Civil unions would provide legal recognition of gay couples and give them some of the same benefits automatically available to married couples -- the right to visit a sick partner in the hospital and make decisions about their medical care, for instance. But it would not be marriage, which is still defined by Illinois law as a union of one man and one woman.
Illinois civil unions would not be recognized in some states or by the federal government for tax purposes.
Emotions ran high during the debate.
Rep. Deborah Mell, D-Chicago, broke down as she discussed the possibility of her partner, Christin Baker, falling seriously ill. She said current law would bar doctors from consulting her about Baker's condition because they have no official recognition.
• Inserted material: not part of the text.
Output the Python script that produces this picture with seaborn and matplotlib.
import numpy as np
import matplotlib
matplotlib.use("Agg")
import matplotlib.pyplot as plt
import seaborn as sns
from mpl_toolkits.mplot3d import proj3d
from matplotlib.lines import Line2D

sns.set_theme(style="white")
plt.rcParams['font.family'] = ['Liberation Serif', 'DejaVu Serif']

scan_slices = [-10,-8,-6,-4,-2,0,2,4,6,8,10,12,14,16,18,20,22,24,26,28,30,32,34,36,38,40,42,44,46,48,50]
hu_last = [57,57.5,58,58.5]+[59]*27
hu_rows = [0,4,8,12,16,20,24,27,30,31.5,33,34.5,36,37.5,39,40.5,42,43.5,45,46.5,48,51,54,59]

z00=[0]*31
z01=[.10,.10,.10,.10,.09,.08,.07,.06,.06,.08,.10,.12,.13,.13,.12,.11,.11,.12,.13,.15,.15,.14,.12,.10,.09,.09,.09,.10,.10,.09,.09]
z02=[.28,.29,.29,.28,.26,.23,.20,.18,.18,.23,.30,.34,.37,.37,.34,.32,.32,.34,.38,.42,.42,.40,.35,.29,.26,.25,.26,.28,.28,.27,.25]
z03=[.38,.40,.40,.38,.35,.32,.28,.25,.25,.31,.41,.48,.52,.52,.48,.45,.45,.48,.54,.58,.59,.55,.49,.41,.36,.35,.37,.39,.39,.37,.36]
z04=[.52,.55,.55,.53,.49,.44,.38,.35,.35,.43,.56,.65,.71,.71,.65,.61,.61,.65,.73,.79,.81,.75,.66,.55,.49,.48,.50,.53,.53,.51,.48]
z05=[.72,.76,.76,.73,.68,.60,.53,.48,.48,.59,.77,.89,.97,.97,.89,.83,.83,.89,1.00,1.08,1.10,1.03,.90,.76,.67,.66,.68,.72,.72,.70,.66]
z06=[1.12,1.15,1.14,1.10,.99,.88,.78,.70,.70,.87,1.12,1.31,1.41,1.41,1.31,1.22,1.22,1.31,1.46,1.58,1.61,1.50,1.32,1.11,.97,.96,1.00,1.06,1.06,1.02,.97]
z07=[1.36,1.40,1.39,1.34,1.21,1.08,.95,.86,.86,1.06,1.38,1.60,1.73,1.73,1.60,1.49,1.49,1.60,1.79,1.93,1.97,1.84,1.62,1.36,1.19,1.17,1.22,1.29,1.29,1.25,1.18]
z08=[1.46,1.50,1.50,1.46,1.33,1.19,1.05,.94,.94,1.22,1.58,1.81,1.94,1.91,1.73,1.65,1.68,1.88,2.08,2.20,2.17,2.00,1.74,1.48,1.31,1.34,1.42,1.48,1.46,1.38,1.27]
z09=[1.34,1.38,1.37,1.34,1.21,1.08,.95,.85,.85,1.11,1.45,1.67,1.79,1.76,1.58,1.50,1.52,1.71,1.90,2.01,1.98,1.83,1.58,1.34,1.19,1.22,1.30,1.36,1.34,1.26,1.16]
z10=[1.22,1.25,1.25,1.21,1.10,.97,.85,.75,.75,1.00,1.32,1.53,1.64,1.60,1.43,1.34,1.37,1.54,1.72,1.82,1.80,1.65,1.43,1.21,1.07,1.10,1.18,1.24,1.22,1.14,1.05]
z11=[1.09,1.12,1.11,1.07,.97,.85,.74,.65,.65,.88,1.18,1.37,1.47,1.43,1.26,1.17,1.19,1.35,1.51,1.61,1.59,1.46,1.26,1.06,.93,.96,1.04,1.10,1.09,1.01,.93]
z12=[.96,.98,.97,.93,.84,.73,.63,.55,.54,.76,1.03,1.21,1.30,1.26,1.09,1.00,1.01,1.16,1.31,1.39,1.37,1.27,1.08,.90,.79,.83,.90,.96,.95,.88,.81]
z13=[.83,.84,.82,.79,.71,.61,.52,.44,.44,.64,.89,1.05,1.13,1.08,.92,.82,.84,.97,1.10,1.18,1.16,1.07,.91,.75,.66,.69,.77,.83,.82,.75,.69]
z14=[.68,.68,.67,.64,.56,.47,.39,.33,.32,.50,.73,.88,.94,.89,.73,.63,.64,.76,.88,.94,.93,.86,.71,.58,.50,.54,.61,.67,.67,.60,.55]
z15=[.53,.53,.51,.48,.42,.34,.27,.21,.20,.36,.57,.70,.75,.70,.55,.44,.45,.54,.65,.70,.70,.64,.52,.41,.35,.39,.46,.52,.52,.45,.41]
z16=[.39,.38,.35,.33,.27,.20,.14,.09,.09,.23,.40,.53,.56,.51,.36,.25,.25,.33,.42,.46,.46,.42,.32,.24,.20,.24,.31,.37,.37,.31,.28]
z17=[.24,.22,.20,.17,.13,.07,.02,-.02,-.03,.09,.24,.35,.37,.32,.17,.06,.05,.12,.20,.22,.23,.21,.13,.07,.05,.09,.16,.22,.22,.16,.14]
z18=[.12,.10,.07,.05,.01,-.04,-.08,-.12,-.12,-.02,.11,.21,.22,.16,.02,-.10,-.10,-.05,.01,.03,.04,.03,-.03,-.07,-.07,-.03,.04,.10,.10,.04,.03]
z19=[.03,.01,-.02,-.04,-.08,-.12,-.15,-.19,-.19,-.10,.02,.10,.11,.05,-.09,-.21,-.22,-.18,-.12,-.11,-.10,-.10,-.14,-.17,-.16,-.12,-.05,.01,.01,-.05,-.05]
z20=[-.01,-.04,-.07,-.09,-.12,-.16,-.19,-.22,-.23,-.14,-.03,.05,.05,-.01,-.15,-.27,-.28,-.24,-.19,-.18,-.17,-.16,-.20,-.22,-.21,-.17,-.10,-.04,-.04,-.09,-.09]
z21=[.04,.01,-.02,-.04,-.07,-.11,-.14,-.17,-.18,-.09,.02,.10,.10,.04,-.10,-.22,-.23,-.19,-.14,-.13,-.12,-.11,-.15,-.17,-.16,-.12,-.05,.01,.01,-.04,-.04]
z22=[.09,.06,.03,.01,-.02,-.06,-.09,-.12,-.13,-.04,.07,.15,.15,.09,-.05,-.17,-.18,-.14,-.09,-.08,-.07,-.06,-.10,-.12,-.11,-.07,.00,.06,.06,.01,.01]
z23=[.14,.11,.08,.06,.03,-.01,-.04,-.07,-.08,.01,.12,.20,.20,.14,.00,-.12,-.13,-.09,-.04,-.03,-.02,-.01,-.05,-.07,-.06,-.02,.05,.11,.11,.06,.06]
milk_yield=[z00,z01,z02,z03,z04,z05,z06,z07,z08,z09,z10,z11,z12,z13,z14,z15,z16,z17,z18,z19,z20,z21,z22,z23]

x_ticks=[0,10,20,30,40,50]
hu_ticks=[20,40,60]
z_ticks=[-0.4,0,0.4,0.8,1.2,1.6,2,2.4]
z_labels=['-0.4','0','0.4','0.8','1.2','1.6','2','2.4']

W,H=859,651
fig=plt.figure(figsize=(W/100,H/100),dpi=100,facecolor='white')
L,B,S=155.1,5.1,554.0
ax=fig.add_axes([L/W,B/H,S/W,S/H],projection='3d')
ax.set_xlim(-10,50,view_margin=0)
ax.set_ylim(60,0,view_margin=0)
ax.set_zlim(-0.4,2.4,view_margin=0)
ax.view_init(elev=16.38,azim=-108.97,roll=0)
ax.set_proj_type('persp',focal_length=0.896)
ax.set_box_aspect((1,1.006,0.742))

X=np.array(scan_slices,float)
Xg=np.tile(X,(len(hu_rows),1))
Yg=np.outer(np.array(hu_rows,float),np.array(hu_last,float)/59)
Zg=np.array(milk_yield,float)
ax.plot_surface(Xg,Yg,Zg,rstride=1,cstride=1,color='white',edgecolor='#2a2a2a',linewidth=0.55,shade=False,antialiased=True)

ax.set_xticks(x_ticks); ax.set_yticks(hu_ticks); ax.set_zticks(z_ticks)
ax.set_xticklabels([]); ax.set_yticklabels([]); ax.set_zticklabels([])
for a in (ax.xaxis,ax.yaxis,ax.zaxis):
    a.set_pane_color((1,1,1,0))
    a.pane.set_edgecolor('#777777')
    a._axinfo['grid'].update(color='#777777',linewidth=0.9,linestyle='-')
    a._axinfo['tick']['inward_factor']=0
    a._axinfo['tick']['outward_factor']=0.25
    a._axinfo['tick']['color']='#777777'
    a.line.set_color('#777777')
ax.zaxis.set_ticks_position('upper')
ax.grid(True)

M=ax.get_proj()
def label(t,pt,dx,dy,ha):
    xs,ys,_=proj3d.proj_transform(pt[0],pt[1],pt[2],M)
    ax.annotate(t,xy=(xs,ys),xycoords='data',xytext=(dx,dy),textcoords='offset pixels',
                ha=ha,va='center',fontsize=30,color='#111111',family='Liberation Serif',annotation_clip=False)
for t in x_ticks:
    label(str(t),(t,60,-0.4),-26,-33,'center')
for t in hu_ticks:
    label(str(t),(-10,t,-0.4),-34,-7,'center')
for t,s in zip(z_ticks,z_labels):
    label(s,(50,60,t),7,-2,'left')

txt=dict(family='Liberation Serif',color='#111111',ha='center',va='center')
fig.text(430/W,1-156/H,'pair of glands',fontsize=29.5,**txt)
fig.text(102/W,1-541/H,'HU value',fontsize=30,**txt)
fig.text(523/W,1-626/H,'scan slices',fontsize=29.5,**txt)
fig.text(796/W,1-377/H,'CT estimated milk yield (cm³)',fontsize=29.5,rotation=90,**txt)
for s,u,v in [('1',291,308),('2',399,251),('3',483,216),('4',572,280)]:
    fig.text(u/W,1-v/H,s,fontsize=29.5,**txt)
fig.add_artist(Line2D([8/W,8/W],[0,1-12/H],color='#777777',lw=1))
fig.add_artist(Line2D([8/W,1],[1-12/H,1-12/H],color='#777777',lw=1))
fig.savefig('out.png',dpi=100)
Many legislators mentioned former Rep. Larry McKeon, who was Illinois' first openly gay lawmaker. Hospital administrators turned McKeon away when his longtime partner was dying, saying he had to go home and get documents proving he had the right to visit. By the time McKeon was able to get the document and return, his partner had died.
"It's appalling that anybody would think that's OK. It's not OK," said Rep. Lou Lang, D-Skokie.
On the other side of the debate, Rep. Ron Stephens quietly insisted his opposition was based on principle, not animosity
toward homosexual people.
"Just call me an old-fashioned traditionalist,'' the Greenville Republican said.
Few lawmakers spoke against the legislation. Those who did argued civil unions are a step toward legalizing same-sex marriage, perhaps by court order.
"Are you ready for gay marriage? Because that very well could be what comes out of this," said Rep. David Reis, R-Willow Hill.
Lobbyist Rick Garcia had a response for such concerns: "You are correct."
Garcia, director of public policy for the gay-rights group Equality Illinois, said he considers civil unions a poor substitute for marriage but hopes the move eventually leads toward marriage rights for gay couples. He and other supporters say same-sex marriage has little support in the Legislature right now, so civil unions are the most they can get.
At least five states already offer civil unions. A handful of others have legalized same-sex marriages.
The Human Rights Campaign, the nation’s largest lesbian, gay, bisexual and transgender civil rights group, praised the body for passing the bill.
"HRC congratulates Illinois’ House of Representatives for recognizing that all couples and all families deserve basic rights and protections," HRC President Joe Solmonese said in a written statement. "Civil Unions are not marriage, but they provide important benefits and are step in the right direction."